Can Pragma defeat Dogma?
All great human endeavours carry with them a dogma, a philosophy, a kind of spiritual guidance. Manifest Destiny, American Exceptionalism, the “lucky country” down under—each rested on such a foundation.
In the case of medicine, and healthcare more broadly, the guiding spiritual force has become a paradigm known as Evidence-Based Medicine and its offspring, Clinical Practice Guidelines. Emerging in the 1990s from biomedical thought centres in North America and Europe, EBM was motivated by the hope of reducing variability in clinical decision-making, increasing objectivity, and ultimately improving outcomes.

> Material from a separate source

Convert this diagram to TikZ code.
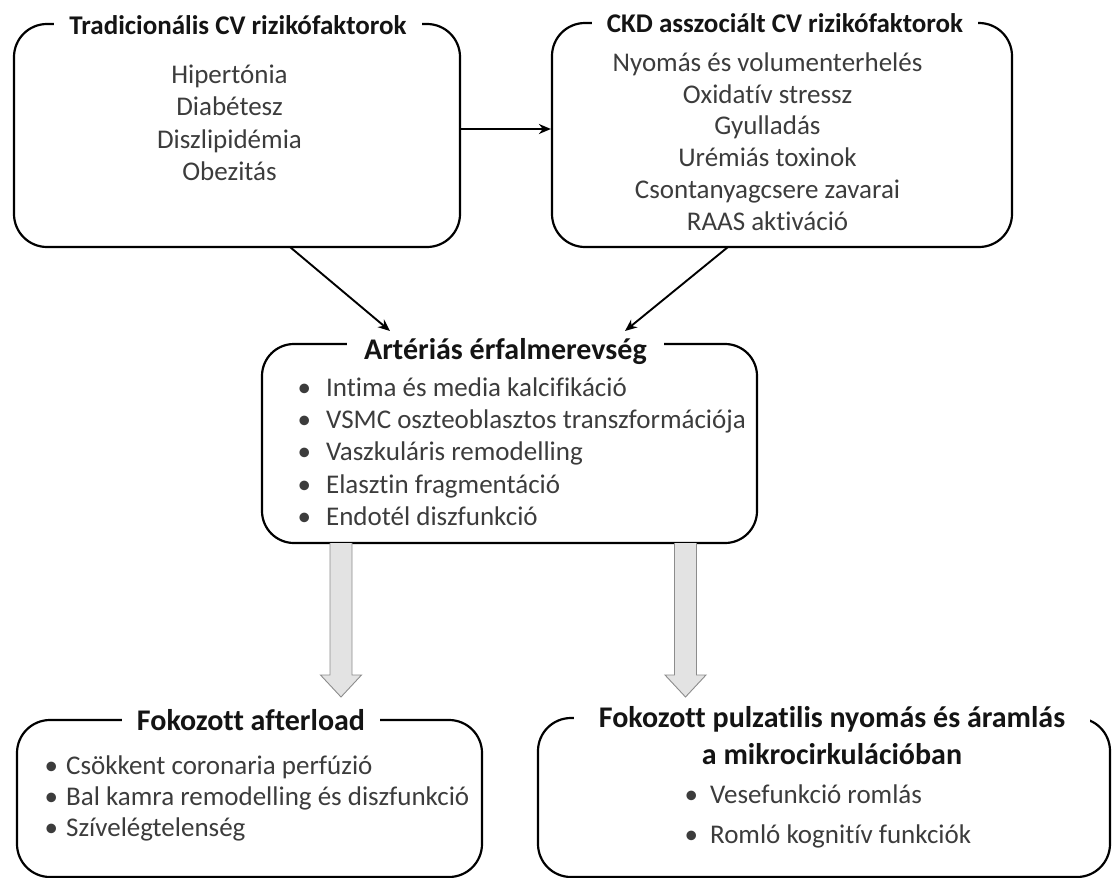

Nothing could be further from the truth.
Over the past three decades, the centralisation of clinical decision-making has created perverse incentives and opened the door for the co-opting of the very process it sought to purify. Established with the best of intentions, the EBM-CPG paradigm has presided over the greatest decline in human health outside of wartime.
The enshrining of EBM as an unassailable moral doctrine—a sacred cow to which healthcare must pay homage—must itself be interrogated. It deserves to be a topic of open, rigorous, and outcome-based analysis amongst clinicians, researchers, and policymakers.
When I conducted such an analysis, what emerged was sobering: a system designed to elevate quality instead producing poor outcomes, inefficient resource distribution, and serving as the justification to suppress alternative and innovative technologies—technologies that could have been far better suited to addressing the chronic health crisis in which we now find ourselves.